Well, literally every other application on my tablet utilizes the available space. There could be a collapsible feed view on the left and a collapsible community sidebar view on the right. When I hit reply button, it could open up the comment editor on either side. Or maybe I could pin the post on the left and scroll the comments on the right (or vice-versa). The arbitrary width limit is also forcing images to be smaller than they need to be. And clicking on the images.will just show them in the size they already could have been shown online if the view was fitted to the screen width.

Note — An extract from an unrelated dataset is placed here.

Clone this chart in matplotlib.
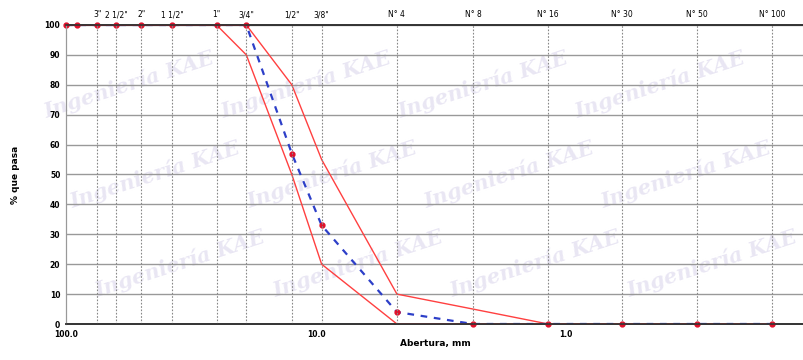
import numpy as np
import matplotlib.pyplot as plt

# sieve openings (mm) and names
sieve_mm = [75, 63, 50, 37.5, 25, 19, 12.5, 9.5, 4.75, 2.36, 1.18, 0.6, 0.3, 0.15]
sieve_names = ['3"', '2 1/2"', '2"', '1 1/2"', '1"', '3/4"', '1/2"', '3/8"',
               'N° 4', 'N° 8', 'N° 16', 'N° 30', 'N° 50', 'N° 100']

# grading of the sample
sample_mm = [100, 90, 75, 63, 50, 37.5, 25, 19, 12.5, 9.5, 4.75, 2.36, 1.18, 0.6, 0.3, 0.15]
sample_pass = [100, 100, 100, 100, 100, 100, 100, 100, 57, 33, 4, 0, 0, 0, 0, 0]

# specification limits
lim_mm = [100, 25, 19, 12.5, 9.5, 4.75, 2.36, 1.18, 0.6, 0.3, 0.15]
upper = [100, 100, 100, 80, 55, 10, 5, 0, 0, 0, 0]
lower = [100, 100, 90, 50, 20, 0, 0, 0, 0, 0, 0]

fig = plt.figure(figsize=(8.04, 3.6), dpi=100)
ax = fig.add_axes([0.082, 0.1, 0.918, 0.8306])

# faint watermark, kept inside the plot area
for j, yy in enumerate([0.2, 0.5, 0.8]):
    for xx in [0.12, 0.36, 0.60, 0.84]:
        ax.text(xx - 0.035 * (j - 1), yy, 'Ingeniería KAE',
                transform=ax.transAxes, fontsize=15, color='#cfc9e6', alpha=0.45,
                rotation=18, fontweight='bold', style='italic', family='DejaVu Serif',
                ha='center', va='center', zorder=0)

ax.plot(lim_mm, upper, color='#ff4040', lw=1.0, zorder=3)
ax.plot(lim_mm, lower, color='#ff4040', lw=1.0, zorder=3)
ax.plot(sample_mm, sample_pass, color='#2d3fc8', lw=1.6, ls=(0, (3, 3)), zorder=4)
ax.plot(sample_mm, sample_pass, ls='none', marker='o', ms=3.5, color='#e0102a',
        zorder=5, clip_on=False)
ax.plot(sample_mm[:8], sample_pass[:8], color='#e0102a', lw=1.4, zorder=4)

ax.set_xscale('log')
ax.set_xlim(100, 0.112)
ax.set_ylim(0, 100)
ax.set_yticks(range(0, 101, 10))
ax.set_xticks([100, 10, 1])
ax.set_xticklabels(['100.0', '10.0', '1.0'])
ax.minorticks_off()
ax.tick_params(axis='both', length=0, labelsize=5.5, pad=4)
for t in ax.get_yticklabels() + ax.get_xticklabels():
    t.set_fontweight('bold')
ax.grid(axis='y', color='#999999', lw=1.0)
ax.set_axisbelow(True)
ax.set_xlabel('Abertura, mm', fontsize=6.5, fontweight='bold', labelpad=0)
ax.set_ylabel('% que pasa', fontsize=6.5, fontweight='bold', labelpad=18)

ax2 = ax.twiny()
ax2.set_xscale('log')
ax2.set_xlim(100, 0.112)
ax2.set_xticks(sieve_mm)
ax2.set_xticklabels(sieve_names)
ax2.minorticks_off()
ax2.tick_params(axis='x', length=0, labelsize=5.5, pad=4)
ax2.grid(axis='x', color='#888888', lw=0.8, ls=(0, (1.5, 1.5)))

for a in (ax, ax2):
    a.spines['right'].set_visible(False)
    a.spines['top'].set_color('#333333')
    a.spines['top'].set_linewidth(1.2)
    a.spines['bottom'].set_color('#333333')
    a.spines['bottom'].set_linewidth(1.2)
    a.spines['left'].set_color('#999999')

fig.savefig('out.png', dpi=100)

At the end of the day, I paid for a device with a large screen because it can comfortably display more content. The device and the OS support landscape orientation, and technically so does Liftoff. But if the developer feels strongly that users should stick to portrait mode, then they can simply disable landscape mode altogether so it doesn't redraw itself when I physically rotate the device from one to the other. Otherwise, they should have options to use the extra screen width in landscape mode.
This is why you don't read things in landscape mode on a tablet.
Sorry, but that's a crap take. Every other app I'm using utilizes the full screen width in landscape mode. Chrome, Firefox, Jerboa, Tusky, Fedilab, Google Drive/Sheets/Docs/Tasks/Keep/Contacts, Synology DS File and Drive. Everything. Liftoff stands alone in this regard for me.